1991 novel by Brett Lott

Jewel is a novel by Bret Lott, which was chosen as an Oprah's Book Club selection.

==Plot introduction==
The year is 1943 and life is good for Jewel Hilburn, her husband, Leston, and their five children. Although there's a war going on, the Mississippi economy is booming, providing plenty of business for the hardworking family. Even the news that eldest son James has enlisted is mitigated by the fact that Jewel, now pushing 40, is pregnant with one last child.
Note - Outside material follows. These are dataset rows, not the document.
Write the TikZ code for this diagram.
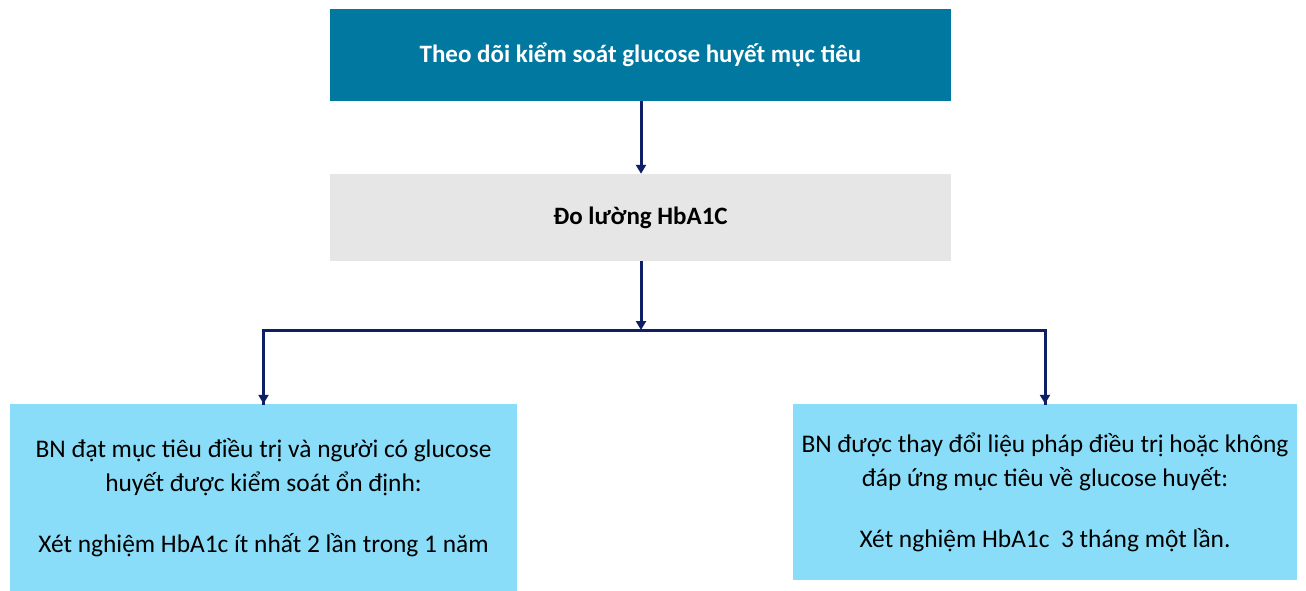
\documentclass[tikz,border=0pt]{standalone}
\usepackage{fontspec}
\setmainfont{Carlito}
\usetikzlibrary{arrows.meta}
\definecolor{topblue}{HTML}{00789F}
\definecolor{midgray}{HTML}{E6E6E6}
\definecolor{lightblue}{HTML}{8ADDF8}
\definecolor{navy}{HTML}{0F1F66}
\tikzset{
  box/.style={rectangle, inner sep=0pt, align=center, font=\fontsize{25.4}{34}\selectfont},
  arr/.style={navy, line width=3pt, -{Triangle[width=10pt,length=9pt]}},
  ln/.style={navy, line width=3pt},
}
\begin{document}
\begin{tikzpicture}[x=1pt,y=-1pt]
\useasboundingbox (0,0) rectangle (1306,591);
\node[box, fill=topblue, text=white, font=\bfseries\fontsize{25}{28}\selectfont, minimum width=621pt, minimum height=92pt] (top) at (640.5,55) {Theo dõi kiểm soát glucose huyết mục tiêu};
\node[box, fill=midgray, text=black, font=\bfseries\fontsize{25}{28}\selectfont, minimum width=621pt, minimum height=87pt] (mid) at (640.5,217.5) {Đo lường HbA1C};
\node[box, fill=lightblue, minimum width=507pt, minimum height=187pt] (left) at (263.5,497.5) {BN đạt mục tiêu điều trị và người có glucose\\huyết được kiểm soát ổn định:\\[27pt]Xét nghiệm HbA1c ít nhất 2 lần trong 1 năm};
\node[box, fill=lightblue, minimum width=504pt, minimum height=176pt] (right) at (1045,492) {BN được thay đổi liệu pháp điều trị hoặc không\\đáp ứng mục tiêu về glucose huyết:\\[27pt]Xét nghiệm HbA1c\ \ 3 tháng một lần.};
\coordinate (j) at (641,330);
\draw[arr] (top.south -| j) -- (mid.north -| j);
\draw[arr] (mid.south -| j) -- (j);
\draw[ln] (j) -| ([yshift=-1pt]left.north);
\draw[ln] (j) -| ([yshift=-1pt]right.north);
\draw[arr] (j -| left.north) -- (left.north);
\draw[arr] (j -| right.north) -- (right.north);
\end{tikzpicture}
\end{document}
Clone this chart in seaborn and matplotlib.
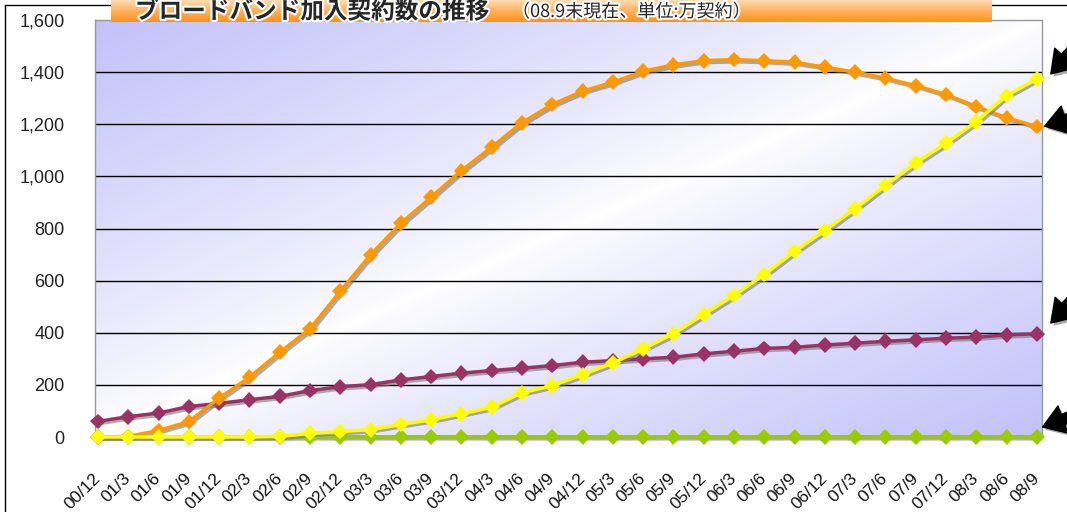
import numpy as np
import pandas as pd
import matplotlib
matplotlib.use("Agg")
import matplotlib.pyplot as plt
import matplotlib.patheffects as pe
from matplotlib.patches import FancyArrowPatch
from matplotlib.lines import Line2D
from matplotlib.colors import LinearSegmentedColormap
import seaborn as sns

# データ（単位:万契約）
periods = ["00/12", "01/3", "01/6", "01/9", "01/12", "02/3", "02/6", "02/9", "02/12",
           "03/3", "03/6", "03/9", "03/12", "04/3", "04/6", "04/9", "04/12",
           "05/3", "05/6", "05/9", "05/12", "06/3", "06/6", "06/9", "06/12",
           "07/3", "07/6", "07/9", "07/12", "08/3", "08/6", "08/9"]
dsl = [0, 2, 25, 59, 149, 229, 325, 415, 559, 699, 820, 920, 1022, 1112, 1206, 1276,
       1327, 1361, 1403, 1428, 1444, 1448, 1444, 1438, 1419, 1400, 1377, 1348, 1314,
       1268, 1225, 1191]
ftth = [0, 0, 0, 0, 0, 0, 2, 14, 21, 28, 48, 66, 89, 114, 170, 197,
        239, 284, 338, 396, 470, 543, 623, 712, 792, 876, 965, 1051, 1127,
        1210, 1310, 1374]
catv = [60, 78, 92, 117, 129, 143, 156, 178, 193, 201, 219, 232, 245, 255, 264, 274,
        287, 293, 300, 306, 319, 329, 340, 344, 353, 360, 367, 373, 379,
        383, 392, 396]
fwa = [0, 0, 0, 0, 0, 0, 0, 1, 1, 1, 1, 1, 1, 1, 1, 1,
       1, 1, 1, 1, 1, 1, 1, 1, 1, 1, 1, 1, 1, 1, 1, 1]

df = pd.DataFrame({"idx": range(len(periods)), "period": periods,
                   "FWA": fwa, "CATV": catv, "DSL": dsl, "FTTH": ftth})

sns.set_theme(style="white")
plt.rcParams["font.family"] = ["Liberation Sans", "Noto Sans CJK JP", "DejaVu Sans"]

W, H = 1067, 512
fig = plt.figure(figsize=(W / 100, H / 100), dpi=100)
fig.patch.set_facecolor("white")

def fx(px):
    return px / W

def fy(py):
    return 1 - py / H

# plot area
ax_rect = [fx(95), fy(437), fx(1042) - fx(95), fy(20) - fy(437)]

# gradient background
bg = fig.add_axes(ax_rect, zorder=0)
gx, gy = np.meshgrid(np.linspace(0, 1, 300), np.linspace(0, 1, 150))
s = (gx + gy) / 2
w = np.abs(2 * s - 1) ** 0.8
lav = np.array([194, 194, 250]) / 255
white = np.array([1.0, 1.0, 1.0])
img = white * (1 - w[..., None]) + lav * w[..., None]
bg.imshow(img, aspect="auto", extent=[0, 1, 1, 0], interpolation="bilinear")
bg.set_axis_off()

ax = fig.add_axes(ax_rect, zorder=1)
ax.patch.set_alpha(0)

shadow = [pe.SimpleLineShadow(offset=(1.5, -1.5), shadow_color="#777777", alpha=0.6),
          pe.Normal()]

series = [("FWA", "#99CC00"), ("CATV", "#993366"), ("DSL", "#FF9900"), ("FTTH", "#FFFF00")]
for i, (name, col) in enumerate(series):
    sns.lineplot(data=df, x="idx", y=name, ax=ax, color=col, lw=2.5, marker="D",
                 markersize=8, markeredgewidth=0, clip_on=False, zorder=3 + i,
                 path_effects=shadow)

ax.set_xlim(-0.1, 31.17)
ax.set_ylim(0, 1600)
ax.set_yticks(range(0, 1601, 200))
ax.set_yticklabels([f"{v:,}" for v in range(0, 1601, 200)], fontsize=13, color="#222222")
for v in range(200, 1600, 200):
    ax.axhline(v, color="black", lw=1, zorder=2)
ax.tick_params(axis="y", length=0, pad=22)
ax.set_xticks(range(len(periods)))
ax.set_xticklabels(periods, rotation=45, ha="right", va="center",
                   rotation_mode="anchor", fontsize=12.5, color="#111111")
ax.tick_params(axis="x", direction="in", length=4, width=1, color="black", pad=28)
ax.set_xlabel("")
ax.set_ylabel("")
for sp in ax.spines.values():
    sp.set_color("#999999")
    sp.set_linewidth(1)

# outer frame
fig.add_artist(Line2D([fx(5), fx(5)], [0, fy(5)], color="black", lw=1))
fig.add_artist(Line2D([fx(5), 1], [fy(5), fy(5)], color="black", lw=1))

# title banner
bax = fig.add_axes([fx(111), fy(22), fx(992) - fx(111), fy(0) - fy(22)], zorder=5)
cmap = LinearSegmentedColormap.from_list("ban", ["#FFDDB0", "#FFB060", "#FF9410"])
bax.imshow(np.linspace(0, 1, 50)[:, None], aspect="auto", cmap=cmap,
           extent=[0, 1, 1, 0])
bax.set_axis_off()

stroke = [pe.withStroke(linewidth=3, foreground="white")]
fig.text(fx(135), fy(11.5), "ブロードバンド加入契約数の推移", fontsize=17, fontweight="bold",
         family=["Noto Sans CJK JP"], va="center", ha="left", zorder=6,
         path_effects=stroke)
fig.text(fx(512), fy(12), "（08.9末現在、単位:万契約）", fontsize=13,
         family=["Noto Sans CJK JP"], va="center", ha="left", zorder=6,
         path_effects=stroke)

# arrows at right edge
arrows = [((1078, 44), (1049, 76)), ((1078, 116), (1042, 127)),
          ((1078, 294), (1049, 325)), ((1078, 414), (1040, 428))]
for tail, tip in arrows:
    a = FancyArrowPatch((fx(tail[0]), fy(tail[1])), (fx(tip[0]), fy(tip[1])),
                        transform=fig.transFigure,
                        arrowstyle="simple,head_width=1.6,head_length=1.2,tail_width=0.6",
                        mutation_scale=13, color="black", zorder=7,
                        path_effects=[pe.SimplePatchShadow(offset=(2, -2), shadow_rgbFace="#888888",
                                                           alpha=0.7), pe.Normal()])
    fig.add_artist(a)

fig.savefig("out.png", dpi=100)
Her joy is slightly clouded, however, when her childhood friend Cathedral arrives at the door with a troubling prophecy: "I say unto you that the baby you be carrying be yo' hardship, be yo' test in this world. This be my prophesying unto you, Miss Jewel."

When the child is finally born, it seems that Cathedral's prediction was empty: the baby appears normal in every way. As the months go by, however, Jewel becomes increasingly afraid that something is wrong with little Brenda Kay—she doesn't cry, she doesn't roll over, she's hardly ever awake. Eventually husband and wife take the baby to the doctor and are informed that she is a "Mongolian Idiot," not expected to live past the age of 2. Jewel angrily rebuffs the doctor's suggestion that they institutionalize Brenda Kay. Instead, the Hilburns shoulder the burdens—and discover the unexpected joys—of living with a Down syndrome child.

==Film, TV or theatrical adaptations==
- In 2001 made into a TV movie, starring Farrah Fawcett in the title role.